By the time we'd reached the front of the hall and could see photos of him, I was silently crying. When we made it to the casket, I was holding it in (mostly unsuccessfully). When I made it to his wife, we both cried like babies. I was looking for something to say, some magic words but all I could say was her name. But she said to me, "Todd loved you, too. He talked about you all the time. The things you did; all the changes you made." I fell completely apart. I told her we'd take care of her. And then it was time to move on.
I stayed only another ten minutes to join the guys from Grounds, hug Mark and chat with him (he was so upset), and then I couldn't take it anymore. I got to my car and cried most of the way home. It tore my guts out.
I cried on and off last night, told Luis about it. As usual, Luis is uncomfortable in huge displays of sadness but he tried his best to be reassuring. Still, what do you say? As much as I looked for words to make it hurt less and totally failed, so did he. There are no right words. Pain has to gone through. Not around, not over, not avoided but lived through. It's the only way to get through it and find some kind of peace.
This is too fresh, too terrible, too shocking - just four days later - to make sense of it. To move through it. It takes time, a long, long time. And we are all raw and hurting. I wish there was something more to do - but there is just time left.

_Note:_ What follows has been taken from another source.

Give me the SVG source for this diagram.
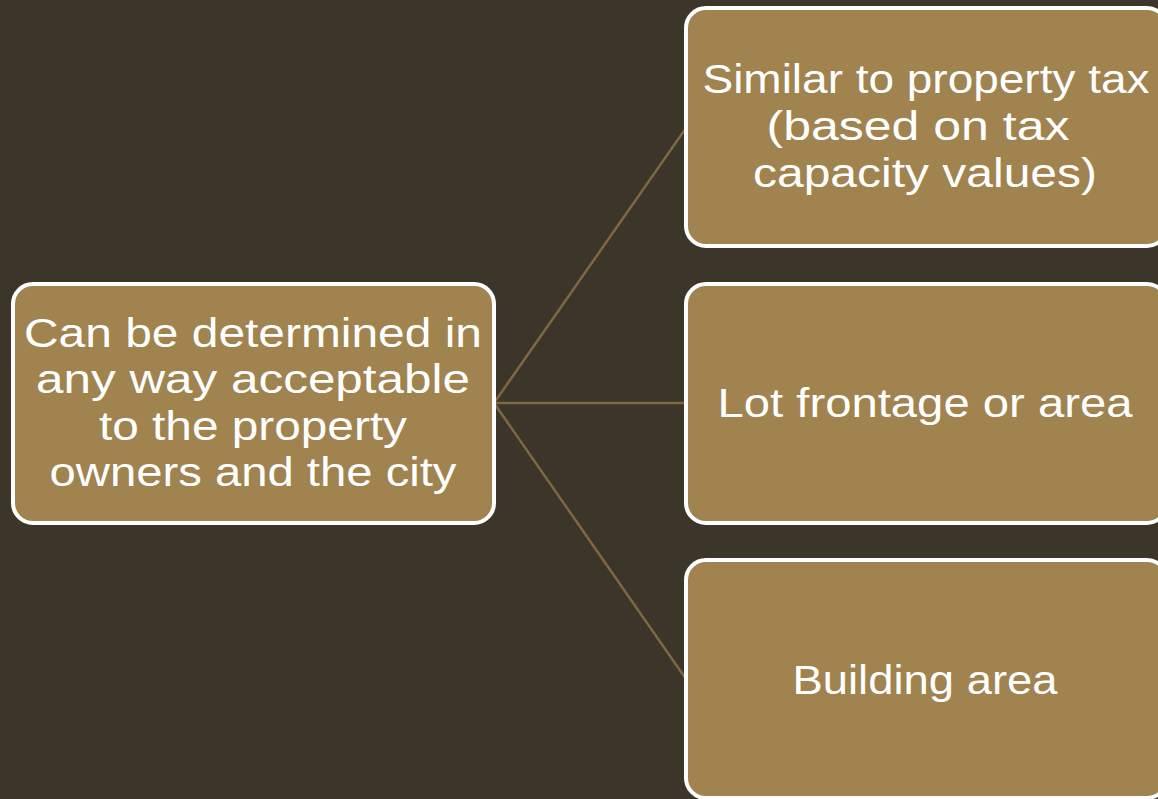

Today was the funeral. I left the house at 0930, but there was a mess on Route 287 that must have been down in Morristown and I did not get to the huge church until 1035. I was embarrassed and parked on the street (parallel parking, if you can imagine and I actually did it!). I found my way into the back of the church, asked a woman for help and asked her if she could get me in unobtrusively. She was very nice, was sure no one would notice... and got me into the side of the huge chapel (I guess this is what it is called - I don't know my church terminology)... in the front! WHAT THE-- how unobtrusive was that?! I was uncomfortably aware that everyone could see me trying to sneak in.
That doesn't mean anyone did see me sneak in.
I am not one that is comfortable or at ease in this kind of situation. It's been a long time since I've been to a funeral and I rarely go to a church for anything. I find them to be beautiful, but I'm not religious. I am spiritual, but I feel this is something that is private and not to be shared so much. And I am not Christian. So a church is always so foreign to me. At some point, everyone says a prayer and as usual, I don't know where the words are, so I have nothing to say. I guess it is indoctrinated into even the most lapsed Catholic, but of course I never learned any of this, so I feel kind of self-conscious in this setting. I normally could care less but right there, as at weddings, I am lost and feel rather naked about it.
The topic of this being holy week came up, and I had totally forgotten about that. Good Friday always meant a day off for me. Easter doesn't mean anything, now. (It used to mean a ham dinner at my parents but holidays are too much for Ray and none of us are religious, so it only meant that.) And I was thinking what holiday is coming up this week? Yikes. The final insult about time having no meaning when one retires.
The service included stories about Todd and that was lovely but again, not a dry eye was to be found. By the time it was over, I was wrecked. Most people where. I did not want to talk to anyone, and except for a few guys from Grounds (who looked far better than I did but were great about not letting it show), I made it to my car in relative safety where I could use up several tissues blowing my nose heartily and trying to make my eyes look less red. I gave that up, but at least could clear my nose.
I got in line to process. It was a longer drive than I'd have thought (Summit is the size of a postage stamp. How long could it take to get to the cemetery?!) but it was at least sunny and clear. I have to admit that rain might have been more fitting to the mood but this was bad enough emotionally without adding that to it. And when we all parked and got out, the temperature suddenly dropped and it got windy - not breezy, like the weather report but windy! I was freezing my butt off. We all were suddenly cold.
It was an interesting ceremony at the graveside. We all got one flower to throw onto the casket or in the grave but first there were words said and then Todd's brother played a piece on a drum that was really very good. It reminded me of the Renaissance Faire and happier moments. I think the older crowd found it strange and in this kind of setting it certainly wasn't typical but the rest of us really liked it.
We did the flower thing and then I hugged Callie again and told her I loved her. Sometimes simple is best and I did not want to take up a lot of her time with so many others there and the wind still whipping through. We all processed back to our vehicles rather quickly and head to the club for the repast.
The repast - of course - was lovely and everyone there was so happy to see me. I was happy to see everyone, too. It was a good reunion, just unhappy circumstances. I was very happy to be distracted from the event that brought me there. I had a lot of good conversations. I sat with the Grounds guys again - we're all comfortable with each other and they know I can't be offended - and it was an enjoyable meal. One of the reps, Kevin from Storr, came to sit with us and tell amusing stories about his coming to BGC the first time, meeting Todd, etc. and it was very funny. He certainly described Todd perfectly!
Even so, by the time I left after 1600, I was exhausted and needed to go. I needed to be alone and cry some more. No doubt this will last a while, but losing a friend is a terrible business. Especially one meant to live so much longer.